Qu’est ce que la diversité ? Franchement, impossible de vous en donner une définition précise. Pour autant, ça ne nous empêche pas de réfléchir au sujet. (Après tout, c’est un peu notre daily-job, en tant que gens d’agence, de parler de ce qu’on ne connait pas vraiment)

Si cette question de la diversité et de la représentativité dans nos agences nous interroge régulièrement, nous n’avions jamais vraiment cramé plus qu’une pause déj en y réfléchissant. Enfin, ça c’était avant d’avoir lu cet excellent post de Zoe Scaman sur le sujet.

Madmen, vous avez aimé ? Nous aussi. Les cigares, le whisky, les coupes au gel, les aventures de Don… Le monde de la publicité dans les années 60, ça avait l’air d’être autre chose que le top 10 des tweets entre Carrefour et CDiscount sur Piwee. Cela dit, il nous reste quand même un solide héritage de cette époque. On pourrait citer, en vrac ; les charrettes, les bashs des clients ou encore les managers un peu pervers.
Mais ce n’est pas tout. Les agences d’aujourd’hui ont aussi hérité d’une diversité quasiment dérisoire dans nos open spaces, à l’instar de chez Sterling Cooper. 70 ans plus tard.

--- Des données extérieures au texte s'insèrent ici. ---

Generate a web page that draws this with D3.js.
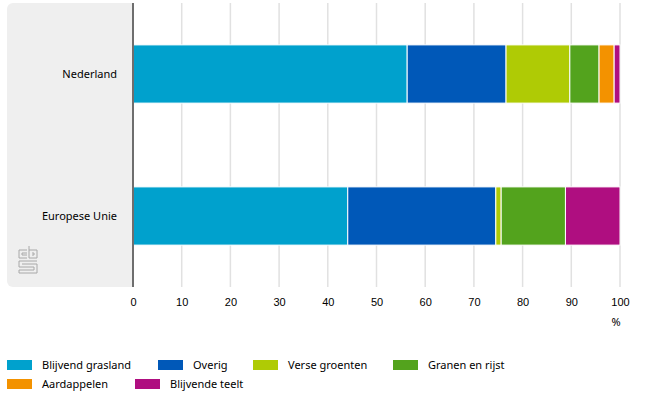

Le problème, c’est que ça devient trop visible. Trop évident. Cette industrie dont la présence, le rôle et la place accordée aux ‘people of color’ (POC), aux femmes (et plus largement aux profils atypiques) reste, depuis des décennies, toujours remarquablement anecdotique. Si vous n’avez, volontairement ou non, pas vu le problème arriver, certains l’ont bien noté. HP a recadré ses agences, General Mills également. General Mills (+18Md$ de CA) a gentiment demandé à ses agences d’inclure au moins 50% de femmes et 20% de POC dans leurs équipes créatives. Le CMO&CCO de HP a envoyé un recommandé à ses 5 agences en précisant qu’il attendait leurs plans et propositions allant dans ce sens pour lundi matin sans faute.

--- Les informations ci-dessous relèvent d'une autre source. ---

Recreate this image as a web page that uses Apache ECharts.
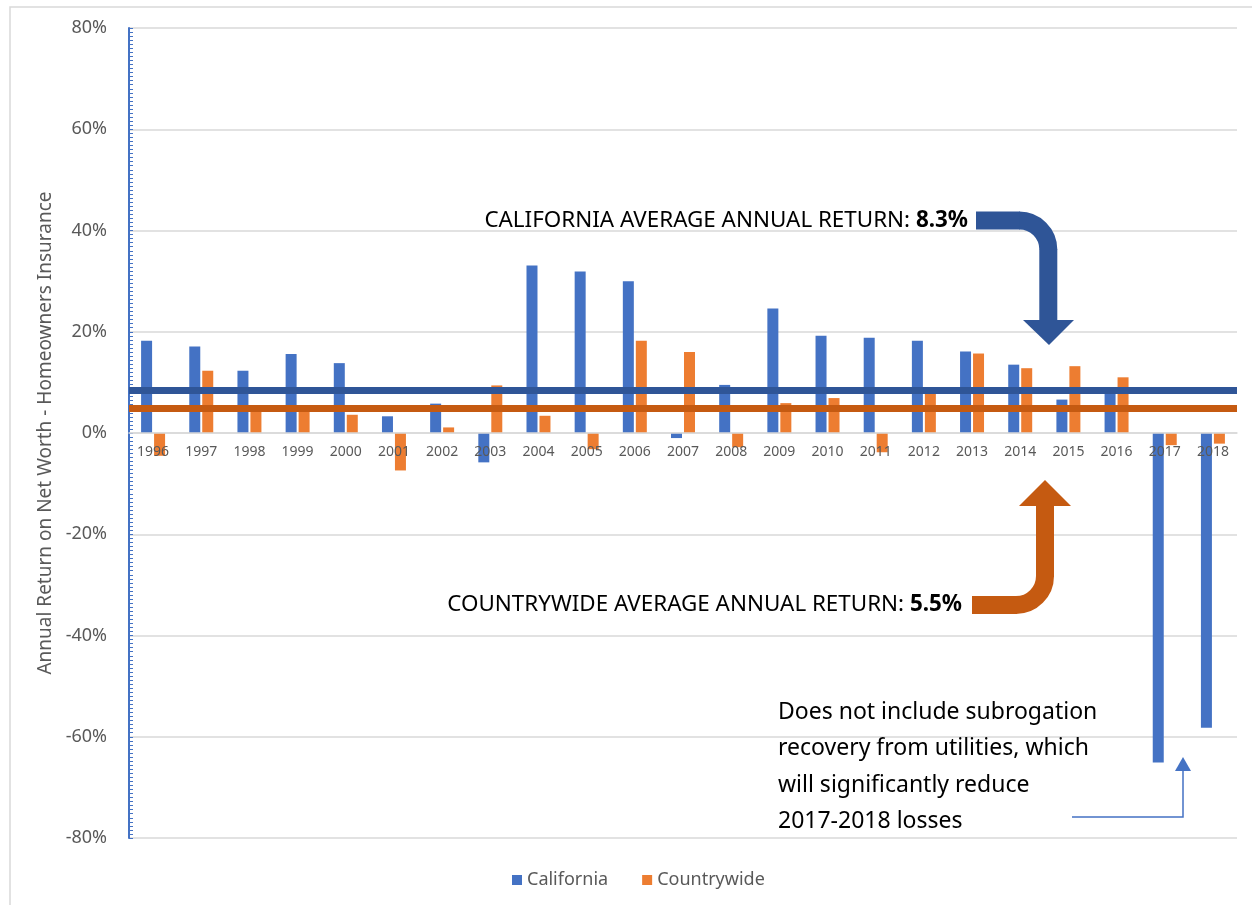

Au cas où vous en doutiez, nos agences sont encore peuplées de blancs parisiens, généralement des hommes. Ou pire : de blancs provinciaux néo-parisiens. Ceux qui évitent d’évoquer d’où ils viennent sauf pour parler terroir et fêtes de Noel. Les mêmes qui arrivent à se créer des occasions de vous expliquer que leur arrondissement d’adoption est mieux que le votre alors que rien ne s’y prête. C’est gratuit mais il fallait que ça sorte. L’idée du début, celle qu’il faut retenir, c’est que niveau représentation et diversité, y’a du boulot.

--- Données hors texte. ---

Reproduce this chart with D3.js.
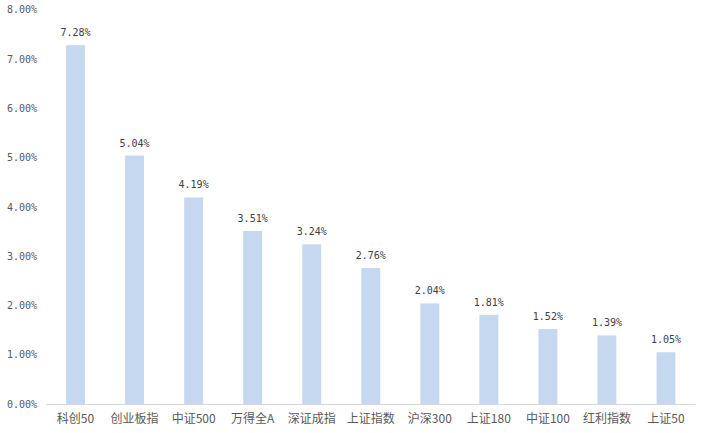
<!DOCTYPE html>
<html><head><meta charset="utf-8">
<script src="https://cdn.jsdelivr.net/npm/d3@7"></script>
<style>body{margin:0;background:#fff}</style>
</head><body>
<svg id="c" width="704" height="433"></svg>
<script>
const categories = ["科创50","创业板指","中证500","万得全A","深证成指","上证指数","沪深300","上证180","中证100","红利指数","上证50"];
const values = [7.28,5.04,4.19,3.51,3.24,2.76,2.04,1.81,1.52,1.39,1.05];
const yTicks = [0,1,2,3,4,5,6,7,8];

const svg = d3.select("#c");
const m = {left:46, right:8.5, top:9.7, bottom:29};
const W = 704, H = 433;
const x = d3.scaleBand().domain(categories).range([m.left, W - m.right]).paddingInner(0.68).paddingOuter(0.34);
const y = d3.scaleLinear().domain([0,8]).range([404, 9.7]);
const numFont = "'DejaVu Sans Mono', monospace";
const cjkFont = "'Noto Sans CJK SC', sans-serif";

// y axis labels
const yAxis = d3.axisLeft(y).tickValues(yTicks).tickFormat(d => d.toFixed(2) + "%").tickSize(0).tickPadding(0);
const gy = svg.append("g").attr("transform", "translate(37,0)").call(yAxis);
gy.select(".domain").remove();
gy.selectAll("text").attr("fill","#595959").style("font-family", numFont).style("font-size","10px");

// bars
svg.append("g").selectAll("rect").data(values).join("rect")
  .attr("x", (d,i) => x(categories[i]))
  .attr("width", x.bandwidth())
  .attr("y", d => y(d))
  .attr("height", d => y(0) - y(d))
  .attr("fill", "#c5d8f0");

// x axis
const xAxis = d3.axisBottom(x).tickSize(0).tickPadding(10);
const gx = svg.append("g").attr("transform", "translate(0,404)").call(xAxis);
gx.select(".domain").attr("stroke","#d9d9d9").attr("stroke-width",1).attr("d", `M${m.left},0.5H${W - m.right}`);
gx.selectAll("text").attr("fill","#595959").style("font-family", cjkFont).style("font-size","12px");

// value labels
svg.append("g").selectAll("text").data(values).join("text")
  .attr("x", (d,i) => x(categories[i]) + x.bandwidth()/2)
  .attr("y", d => y(d) - 9)
  .attr("text-anchor","middle")
  .attr("fill","#404040")
  .style("font-family", numFont).style("font-size","10px")
  .text(d => d.toFixed(2) + "%");
</script>
</body></html>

Là c’est le moment où certains vont sûrement avoir envie de lever le doigt et dire “Oui mais moi dans mon agence c’est pas comme ça” car vous avez un créa antillais et que vous venez de recruter un planner straight from Casablanca. Si vous n’arrivez pas à voir plus loin que votre propre cas et prendre un peu de recul, vous pouvez disposer.

Revenons en à notre sujet. Forcément, tout ça est encore en cours de réflexion. Mais voici quelques points de plus en plus dérangeants auxquels nous avons songé.

Quelques chiffres pour commencer

Zoe est parfaite et nous offre des chiffres, UK certes, pour nous dresser le tableau du bazar.

According to an IPA survey, in 2015, women made up 32% of those in senior positions in agencies but still only 26% of those in creative departments.

According to The Drum’s Diversity Census, 86% of our industry identify as white.

Back in the real world, women make up 51% of the UK population and minorities have almost doubled, accounting for 80% of population growth.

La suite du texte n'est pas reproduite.